__GIVEN REQUEST__
Only the pictures are left out: repeat the rest of the entries exactly.

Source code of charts
====

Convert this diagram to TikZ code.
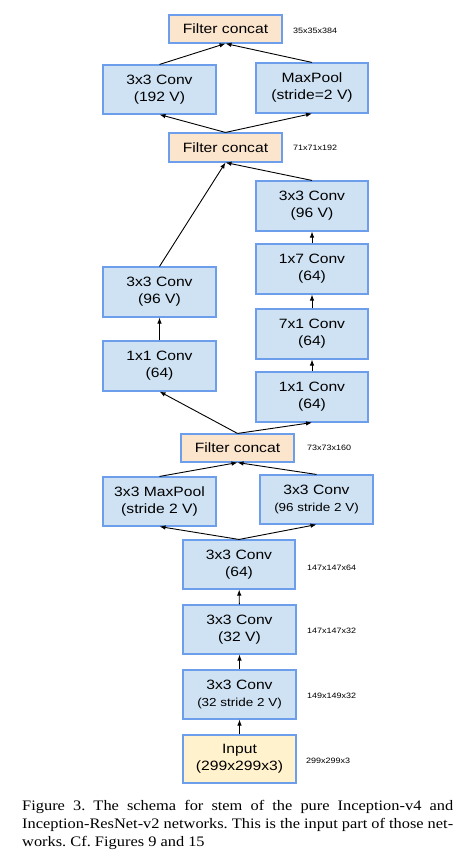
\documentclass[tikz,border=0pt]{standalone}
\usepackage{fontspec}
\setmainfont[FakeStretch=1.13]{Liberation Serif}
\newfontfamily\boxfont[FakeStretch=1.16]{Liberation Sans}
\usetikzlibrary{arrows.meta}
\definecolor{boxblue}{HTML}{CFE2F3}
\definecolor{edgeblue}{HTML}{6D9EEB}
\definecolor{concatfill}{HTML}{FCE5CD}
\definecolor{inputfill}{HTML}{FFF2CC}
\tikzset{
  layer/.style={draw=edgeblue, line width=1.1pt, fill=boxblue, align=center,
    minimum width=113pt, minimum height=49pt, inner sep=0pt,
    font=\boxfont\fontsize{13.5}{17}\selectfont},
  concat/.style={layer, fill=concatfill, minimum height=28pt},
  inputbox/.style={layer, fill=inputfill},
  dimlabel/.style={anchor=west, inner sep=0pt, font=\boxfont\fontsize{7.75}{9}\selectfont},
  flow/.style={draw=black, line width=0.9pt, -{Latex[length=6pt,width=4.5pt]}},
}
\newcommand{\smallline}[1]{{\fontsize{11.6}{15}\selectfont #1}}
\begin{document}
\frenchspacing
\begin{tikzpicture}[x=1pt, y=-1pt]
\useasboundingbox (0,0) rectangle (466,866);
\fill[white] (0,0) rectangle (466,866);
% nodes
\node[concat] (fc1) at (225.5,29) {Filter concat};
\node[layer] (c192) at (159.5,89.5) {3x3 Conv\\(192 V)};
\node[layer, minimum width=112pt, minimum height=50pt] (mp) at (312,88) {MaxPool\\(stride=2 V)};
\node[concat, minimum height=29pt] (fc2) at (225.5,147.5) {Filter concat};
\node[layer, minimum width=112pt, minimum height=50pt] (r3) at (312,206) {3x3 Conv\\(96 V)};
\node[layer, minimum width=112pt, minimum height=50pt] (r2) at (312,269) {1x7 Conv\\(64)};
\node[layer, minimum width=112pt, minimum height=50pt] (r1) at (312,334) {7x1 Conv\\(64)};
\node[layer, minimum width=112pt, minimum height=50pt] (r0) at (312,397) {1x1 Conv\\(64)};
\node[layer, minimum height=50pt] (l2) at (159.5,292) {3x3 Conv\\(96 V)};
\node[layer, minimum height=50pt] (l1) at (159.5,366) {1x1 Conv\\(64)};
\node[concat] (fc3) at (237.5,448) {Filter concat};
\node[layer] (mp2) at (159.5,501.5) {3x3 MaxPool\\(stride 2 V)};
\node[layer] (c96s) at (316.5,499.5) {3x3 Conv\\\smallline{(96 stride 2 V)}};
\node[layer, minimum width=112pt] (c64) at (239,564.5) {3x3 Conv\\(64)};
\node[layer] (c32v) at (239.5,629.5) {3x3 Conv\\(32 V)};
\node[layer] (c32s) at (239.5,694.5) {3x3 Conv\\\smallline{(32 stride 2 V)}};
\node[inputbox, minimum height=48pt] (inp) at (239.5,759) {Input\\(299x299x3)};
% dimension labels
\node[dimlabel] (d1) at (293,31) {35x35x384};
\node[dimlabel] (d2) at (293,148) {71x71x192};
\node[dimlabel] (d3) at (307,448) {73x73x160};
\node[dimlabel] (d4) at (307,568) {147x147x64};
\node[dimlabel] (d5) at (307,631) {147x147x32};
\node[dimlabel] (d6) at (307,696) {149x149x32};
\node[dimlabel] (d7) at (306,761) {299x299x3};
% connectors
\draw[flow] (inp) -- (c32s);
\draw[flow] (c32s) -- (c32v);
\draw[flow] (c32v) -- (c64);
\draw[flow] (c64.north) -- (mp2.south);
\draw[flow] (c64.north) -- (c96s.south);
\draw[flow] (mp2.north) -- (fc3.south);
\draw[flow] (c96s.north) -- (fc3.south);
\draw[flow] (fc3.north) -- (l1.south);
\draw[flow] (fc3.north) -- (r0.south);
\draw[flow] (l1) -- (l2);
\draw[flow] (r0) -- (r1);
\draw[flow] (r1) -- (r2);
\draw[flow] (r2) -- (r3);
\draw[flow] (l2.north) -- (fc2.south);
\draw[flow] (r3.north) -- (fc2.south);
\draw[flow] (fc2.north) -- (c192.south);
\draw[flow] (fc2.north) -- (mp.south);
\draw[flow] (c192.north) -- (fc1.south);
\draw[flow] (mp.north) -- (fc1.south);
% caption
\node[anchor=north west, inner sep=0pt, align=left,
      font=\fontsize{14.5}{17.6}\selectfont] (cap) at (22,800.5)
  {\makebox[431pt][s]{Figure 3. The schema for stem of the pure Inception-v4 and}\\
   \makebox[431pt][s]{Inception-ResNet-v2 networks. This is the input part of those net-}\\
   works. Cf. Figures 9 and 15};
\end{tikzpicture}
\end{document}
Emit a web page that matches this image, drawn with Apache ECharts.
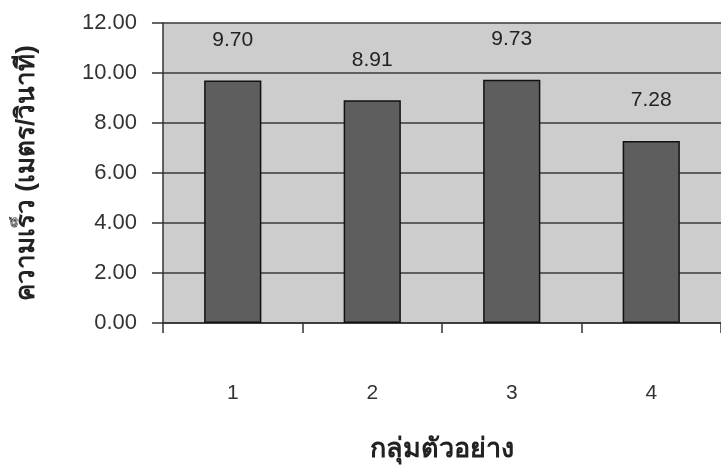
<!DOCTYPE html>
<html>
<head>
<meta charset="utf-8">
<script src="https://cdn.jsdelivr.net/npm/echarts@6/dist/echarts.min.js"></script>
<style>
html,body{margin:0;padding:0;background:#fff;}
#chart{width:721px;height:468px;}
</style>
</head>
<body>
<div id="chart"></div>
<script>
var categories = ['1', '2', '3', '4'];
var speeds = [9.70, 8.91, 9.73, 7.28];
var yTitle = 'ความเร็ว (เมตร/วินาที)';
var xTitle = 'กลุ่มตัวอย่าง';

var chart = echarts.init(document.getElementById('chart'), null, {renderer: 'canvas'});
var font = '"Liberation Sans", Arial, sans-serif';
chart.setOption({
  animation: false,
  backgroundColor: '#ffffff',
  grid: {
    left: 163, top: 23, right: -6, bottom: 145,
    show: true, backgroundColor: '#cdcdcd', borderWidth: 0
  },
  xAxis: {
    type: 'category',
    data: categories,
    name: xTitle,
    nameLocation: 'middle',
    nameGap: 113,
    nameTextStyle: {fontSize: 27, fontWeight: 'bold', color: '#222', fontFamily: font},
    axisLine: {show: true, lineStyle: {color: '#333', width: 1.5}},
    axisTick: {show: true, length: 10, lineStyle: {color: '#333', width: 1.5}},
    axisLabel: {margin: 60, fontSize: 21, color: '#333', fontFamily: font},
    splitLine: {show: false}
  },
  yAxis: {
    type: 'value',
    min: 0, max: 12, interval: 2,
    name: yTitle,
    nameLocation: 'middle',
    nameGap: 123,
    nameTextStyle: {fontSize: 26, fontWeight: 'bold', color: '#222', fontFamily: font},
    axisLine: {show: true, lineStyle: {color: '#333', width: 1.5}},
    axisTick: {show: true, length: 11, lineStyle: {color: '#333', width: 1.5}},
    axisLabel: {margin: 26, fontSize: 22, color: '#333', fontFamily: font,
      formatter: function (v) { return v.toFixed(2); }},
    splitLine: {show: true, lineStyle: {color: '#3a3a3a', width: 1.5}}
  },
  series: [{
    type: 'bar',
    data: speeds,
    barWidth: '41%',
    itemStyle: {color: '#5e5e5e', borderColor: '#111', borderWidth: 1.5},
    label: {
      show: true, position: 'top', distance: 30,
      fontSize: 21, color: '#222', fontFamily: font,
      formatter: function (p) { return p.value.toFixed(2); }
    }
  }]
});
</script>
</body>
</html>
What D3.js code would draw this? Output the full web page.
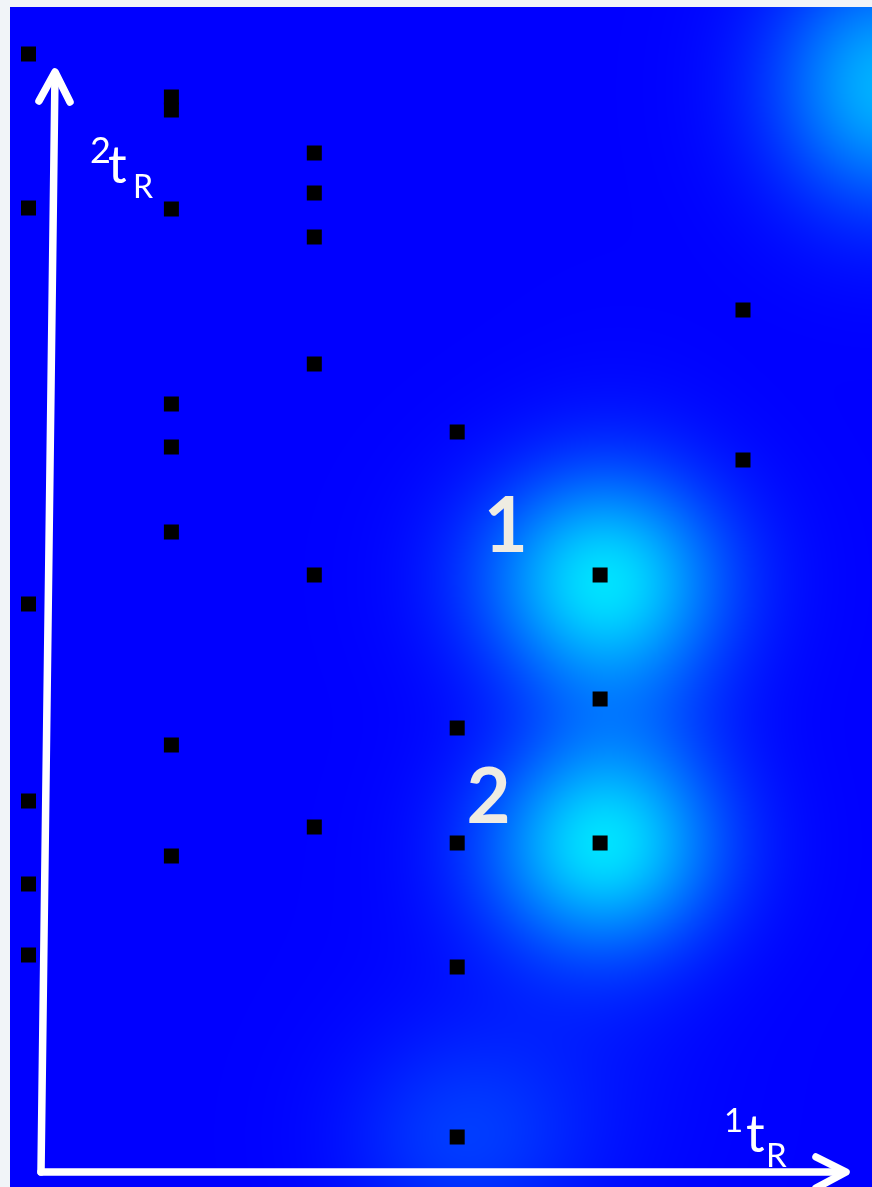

====

__REPLY__
Convert this diagram to TikZ code.
\documentclass[tikz,border=0pt]{standalone}
\usepackage{fontspec}
\setmainfont[FakeStretch=1.13]{Liberation Serif}
\newfontfamily\boxfont[FakeStretch=1.16]{Liberation Sans}
\usetikzlibrary{arrows.meta}
\definecolor{boxblue}{HTML}{CFE2F3}
\definecolor{edgeblue}{HTML}{6D9EEB}
\definecolor{concatfill}{HTML}{FCE5CD}
\definecolor{inputfill}{HTML}{FFF2CC}
\tikzset{
  layer/.style={draw=edgeblue, line width=1.1pt, fill=boxblue, align=center,
    minimum width=113pt, minimum height=49pt, inner sep=0pt,
    font=\boxfont\fontsize{13.5}{17}\selectfont},
  concat/.style={layer, fill=concatfill, minimum height=28pt},
  inputbox/.style={layer, fill=inputfill},
  dimlabel/.style={anchor=west, inner sep=0pt, font=\boxfont\fontsize{7.75}{9}\selectfont},
  flow/.style={draw=black, line width=0.9pt, -{Latex[length=6pt,width=4.5pt]}},
}
\newcommand{\smallline}[1]{{\fontsize{11.6}{15}\selectfont #1}}
\begin{document}
\frenchspacing
\begin{tikzpicture}[x=1pt, y=-1pt]
\useasboundingbox (0,0) rectangle (466,866);
\fill[white] (0,0) rectangle (466,866);
% nodes
\node[concat] (fc1) at (225.5,29) {Filter concat};
\node[layer] (c192) at (159.5,89.5) {3x3 Conv\\(192 V)};
\node[layer, minimum width=112pt, minimum height=50pt] (mp) at (312,88) {MaxPool\\(stride=2 V)};
\node[concat, minimum height=29pt] (fc2) at (225.5,147.5) {Filter concat};
\node[layer, minimum width=112pt, minimum height=50pt] (r3) at (312,206) {3x3 Conv\\(96 V)};
\node[layer, minimum width=112pt, minimum height=50pt] (r2) at (312,269) {1x7 Conv\\(64)};
\node[layer, minimum width=112pt, minimum height=50pt] (r1) at (312,334) {7x1 Conv\\(64)};
\node[layer, minimum width=112pt, minimum height=50pt] (r0) at (312,397) {1x1 Conv\\(64)};
\node[layer, minimum height=50pt] (l2) at (159.5,292) {3x3 Conv\\(96 V)};
\node[layer, minimum height=50pt] (l1) at (159.5,366) {1x1 Conv\\(64)};
\node[concat] (fc3) at (237.5,448) {Filter concat};
\node[layer] (mp2) at (159.5,501.5) {3x3 MaxPool\\(stride 2 V)};
\node[layer] (c96s) at (316.5,499.5) {3x3 Conv\\\smallline{(96 stride 2 V)}};
\node[layer, minimum width=112pt] (c64) at (239,564.5) {3x3 Conv\\(64)};
\node[layer] (c32v) at (239.5,629.5) {3x3 Conv\\(32 V)};
\node[layer] (c32s) at (239.5,694.5) {3x3 Conv\\\smallline{(32 stride 2 V)}};
\node[inputbox, minimum height=48pt] (inp) at (239.5,759) {Input\\(299x299x3)};
% dimension labels
\node[dimlabel] (d1) at (293,31) {35x35x384};
\node[dimlabel] (d2) at (293,148) {71x71x192};
\node[dimlabel] (d3) at (307,448) {73x73x160};
\node[dimlabel] (d4) at (307,568) {147x147x64};
\node[dimlabel] (d5) at (307,631) {147x147x32};
\node[dimlabel] (d6) at (307,696) {149x149x32};
\node[dimlabel] (d7) at (306,761) {299x299x3};
% connectors
\draw[flow] (inp) -- (c32s);
\draw[flow] (c32s) -- (c32v);
\draw[flow] (c32v) -- (c64);
\draw[flow] (c64.north) -- (mp2.south);
\draw[flow] (c64.north) -- (c96s.south);
\draw[flow] (mp2.north) -- (fc3.south);
\draw[flow] (c96s.north) -- (fc3.south);
\draw[flow] (fc3.north) -- (l1.south);
\draw[flow] (fc3.north) -- (r0.south);
\draw[flow] (l1) -- (l2);
\draw[flow] (r0) -- (r1);
\draw[flow] (r1) -- (r2);
\draw[flow] (r2) -- (r3);
\draw[flow] (l2.north) -- (fc2.south);
\draw[flow] (r3.north) -- (fc2.south);
\draw[flow] (fc2.north) -- (c192.south);
\draw[flow] (fc2.north) -- (mp.south);
\draw[flow] (c192.north) -- (fc1.south);
\draw[flow] (mp.north) -- (fc1.south);
% caption
\node[anchor=north west, inner sep=0pt, align=left,
      font=\fontsize{14.5}{17.6}\selectfont] (cap) at (22,800.5)
  {\makebox[431pt][s]{Figure 3. The schema for stem of the pure Inception-v4 and}\\
   \makebox[431pt][s]{Inception-ResNet-v2 networks. This is the input part of those net-}\\
   works. Cf. Figures 9 and 15};
\end{tikzpicture}
\end{document}
Emit a web page that matches this image, drawn with Apache ECharts.
<!DOCTYPE html>
<html>
<head>
<meta charset="utf-8">
<script src="https://cdn.jsdelivr.net/npm/echarts@6/dist/echarts.min.js"></script>
<style>
html,body{margin:0;padding:0;background:#fff;}
#chart{width:721px;height:468px;}
</style>
</head>
<body>
<div id="chart"></div>
<script>
var categories = ['1', '2', '3', '4'];
var speeds = [9.70, 8.91, 9.73, 7.28];
var yTitle = 'ความเร็ว (เมตร/วินาที)';
var xTitle = 'กลุ่มตัวอย่าง';

var chart = echarts.init(document.getElementById('chart'), null, {renderer: 'canvas'});
var font = '"Liberation Sans", Arial, sans-serif';
chart.setOption({
  animation: false,
  backgroundColor: '#ffffff',
  grid: {
    left: 163, top: 23, right: -6, bottom: 145,
    show: true, backgroundColor: '#cdcdcd', borderWidth: 0
  },
  xAxis: {
    type: 'category',
    data: categories,
    name: xTitle,
    nameLocation: 'middle',
    nameGap: 113,
    nameTextStyle: {fontSize: 27, fontWeight: 'bold', color: '#222', fontFamily: font},
    axisLine: {show: true, lineStyle: {color: '#333', width: 1.5}},
    axisTick: {show: true, length: 10, lineStyle: {color: '#333', width: 1.5}},
    axisLabel: {margin: 60, fontSize: 21, color: '#333', fontFamily: font},
    splitLine: {show: false}
  },
  yAxis: {
    type: 'value',
    min: 0, max: 12, interval: 2,
    name: yTitle,
    nameLocation: 'middle',
    nameGap: 123,
    nameTextStyle: {fontSize: 26, fontWeight: 'bold', color: '#222', fontFamily: font},
    axisLine: {show: true, lineStyle: {color: '#333', width: 1.5}},
    axisTick: {show: true, length: 11, lineStyle: {color: '#333', width: 1.5}},
    axisLabel: {margin: 26, fontSize: 22, color: '#333', fontFamily: font,
      formatter: function (v) { return v.toFixed(2); }},
    splitLine: {show: true, lineStyle: {color: '#3a3a3a', width: 1.5}}
  },
  series: [{
    type: 'bar',
    data: speeds,
    barWidth: '41%',
    itemStyle: {color: '#5e5e5e', borderColor: '#111', borderWidth: 1.5},
    label: {
      show: true, position: 'top', distance: 30,
      fontSize: 21, color: '#222', fontFamily: font,
      formatter: function (p) { return p.value.toFixed(2); }
    }
  }]
});
</script>
</body>
</html>
What D3.js code would draw this? Output the full web page.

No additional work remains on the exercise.